_RAW DATA_
■ ■ ■ ■ ■ ■ ■
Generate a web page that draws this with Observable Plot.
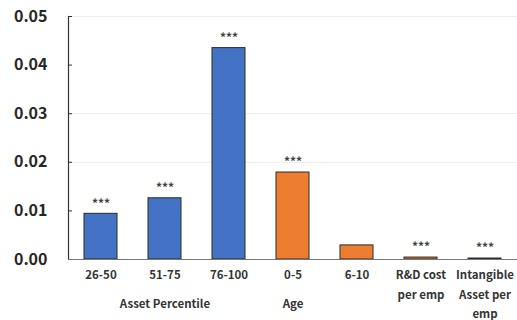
<!DOCTYPE html>
<html>
<head>
<meta charset="utf-8">
<script src="https://cdn.jsdelivr.net/npm/d3@7"></script>
<script src="https://cdn.jsdelivr.net/npm/@observablehq/plot@0.6"></script>
<style>
  html, body { margin: 0; padding: 0; background: #fff; }
  #chart { width: 517px; height: 320px; }
</style>
</head>
<body>
<div id="chart"></div>
<script>
const categories = ["26-50", "51-75", "76-100", "0-5", "6-10", "R&D cost\nper emp", "Intangible\nAsset per\nemp"];
const values = [0.0094, 0.0126, 0.0435, 0.0179, 0.0029, 0.0004, 0.0002];
const groups = ["Asset", "Asset", "Asset", "Age", "Age", "Other", "Other"];
const stars = ["***", "***", "***", "***", "", "***", "***"];
const yTicks = [0, 0.01, 0.02, 0.03, 0.04, 0.05];
const gridTicks = [0.02, 0.03, 0.05];
const groupLabels = ["Asset Percentile", "Age"];
const groupLabelAt = ["51-75", "0-5"];

const data = categories.map((c, i) => ({cat: c, value: values[i], group: groups[i], star: stars[i]}));
const groupData = groupLabels.map((g, i) => ({label: g, at: groupLabelAt[i]}));

const W = 517, H = 320, ML = 68, MR = 0, MT = 16, MB = 61;
const font = "'Noto Sans CJK KR', 'Noto Sans', sans-serif";

const chart = Plot.plot({
  width: W, height: H,
  marginLeft: ML, marginRight: MR, marginTop: MT, marginBottom: MB,
  style: {fontFamily: font, background: "#fff", overflow: "visible"},
  x: {domain: categories, paddingInner: 0.485, paddingOuter: 0.24, label: null},
  y: {domain: [0, 0.05], label: null},
  color: {domain: ["Asset", "Age", "Other"], range: ["#4472C4", "#ED7D31", "#ED7D31"]},
  marks: [
    Plot.ruleY(gridTicks, {y: d => d, stroke: "#ececec", strokeWidth: 1}),
    Plot.barY(data, {x: "cat", y: "value", fill: "group", stroke: "#2b2b2b", strokeWidth: 1}),
    Plot.text(data, {x: "cat", y: "value", text: "star", dy: -10, fontSize: 12, fill: "#404040", fontWeight: "bold"}),
    Plot.axisY({ticks: yTicks, tickFormat: d3.format(".2f"), tickSize: 0, tickPadding: 21, fontSize: 16, fontWeight: 600, fill: "#262626"}),
    Plot.tickY(yTicks, {y: d => d, stroke: "#333", insetRight: W - ML - MR - 4}),
    Plot.frame({anchor: "left", stroke: "#333", strokeWidth: 1.2}),
    Plot.ruleY([0], {stroke: "#777", strokeWidth: 1}),
    Plot.axisX({tickSize: 0, tickPadding: 6, fontSize: 11.5, fontWeight: "bold", fill: "#333", lineHeight: 1.7}),
    Plot.text(groupData, {x: "at", y: 0, text: "label", dy: 45, fontSize: 11.5, fontWeight: "bold", fill: "#333"})
  ]
});
document.getElementById("chart").appendChild(chart);
</script>
</body>
</html>
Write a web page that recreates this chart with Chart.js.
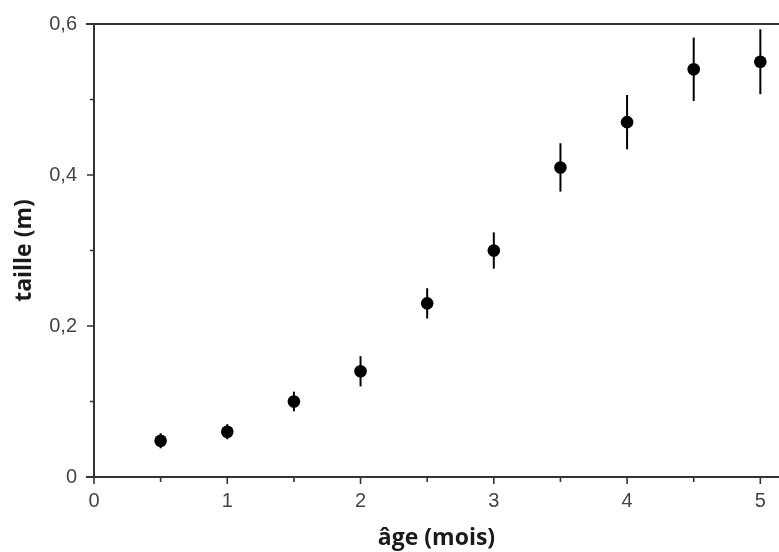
■ ■ ■ ■ ■ ■ ■
All records above are to be printed exactly, minus the pictures they contain.

_ANSWER TO THIS PROBLEM_
Generate a web page that draws this with Observable Plot.
<!DOCTYPE html>
<html>
<head>
<meta charset="utf-8">
<script src="https://cdn.jsdelivr.net/npm/d3@7"></script>
<script src="https://cdn.jsdelivr.net/npm/@observablehq/plot@0.6"></script>
<style>
  html, body { margin: 0; padding: 0; background: #fff; }
  #chart { width: 517px; height: 320px; }
</style>
</head>
<body>
<div id="chart"></div>
<script>
const categories = ["26-50", "51-75", "76-100", "0-5", "6-10", "R&D cost\nper emp", "Intangible\nAsset per\nemp"];
const values = [0.0094, 0.0126, 0.0435, 0.0179, 0.0029, 0.0004, 0.0002];
const groups = ["Asset", "Asset", "Asset", "Age", "Age", "Other", "Other"];
const stars = ["***", "***", "***", "***", "", "***", "***"];
const yTicks = [0, 0.01, 0.02, 0.03, 0.04, 0.05];
const gridTicks = [0.02, 0.03, 0.05];
const groupLabels = ["Asset Percentile", "Age"];
const groupLabelAt = ["51-75", "0-5"];

const data = categories.map((c, i) => ({cat: c, value: values[i], group: groups[i], star: stars[i]}));
const groupData = groupLabels.map((g, i) => ({label: g, at: groupLabelAt[i]}));

const W = 517, H = 320, ML = 68, MR = 0, MT = 16, MB = 61;
const font = "'Noto Sans CJK KR', 'Noto Sans', sans-serif";

const chart = Plot.plot({
  width: W, height: H,
  marginLeft: ML, marginRight: MR, marginTop: MT, marginBottom: MB,
  style: {fontFamily: font, background: "#fff", overflow: "visible"},
  x: {domain: categories, paddingInner: 0.485, paddingOuter: 0.24, label: null},
  y: {domain: [0, 0.05], label: null},
  color: {domain: ["Asset", "Age", "Other"], range: ["#4472C4", "#ED7D31", "#ED7D31"]},
  marks: [
    Plot.ruleY(gridTicks, {y: d => d, stroke: "#ececec", strokeWidth: 1}),
    Plot.barY(data, {x: "cat", y: "value", fill: "group", stroke: "#2b2b2b", strokeWidth: 1}),
    Plot.text(data, {x: "cat", y: "value", text: "star", dy: -10, fontSize: 12, fill: "#404040", fontWeight: "bold"}),
    Plot.axisY({ticks: yTicks, tickFormat: d3.format(".2f"), tickSize: 0, tickPadding: 21, fontSize: 16, fontWeight: 600, fill: "#262626"}),
    Plot.tickY(yTicks, {y: d => d, stroke: "#333", insetRight: W - ML - MR - 4}),
    Plot.frame({anchor: "left", stroke: "#333", strokeWidth: 1.2}),
    Plot.ruleY([0], {stroke: "#777", strokeWidth: 1}),
    Plot.axisX({tickSize: 0, tickPadding: 6, fontSize: 11.5, fontWeight: "bold", fill: "#333", lineHeight: 1.7}),
    Plot.text(groupData, {x: "at", y: 0, text: "label", dy: 45, fontSize: 11.5, fontWeight: "bold", fill: "#333"})
  ]
});
document.getElementById("chart").appendChild(chart);
</script>
</body>
</html>
Write a web page that recreates this chart with Chart.js.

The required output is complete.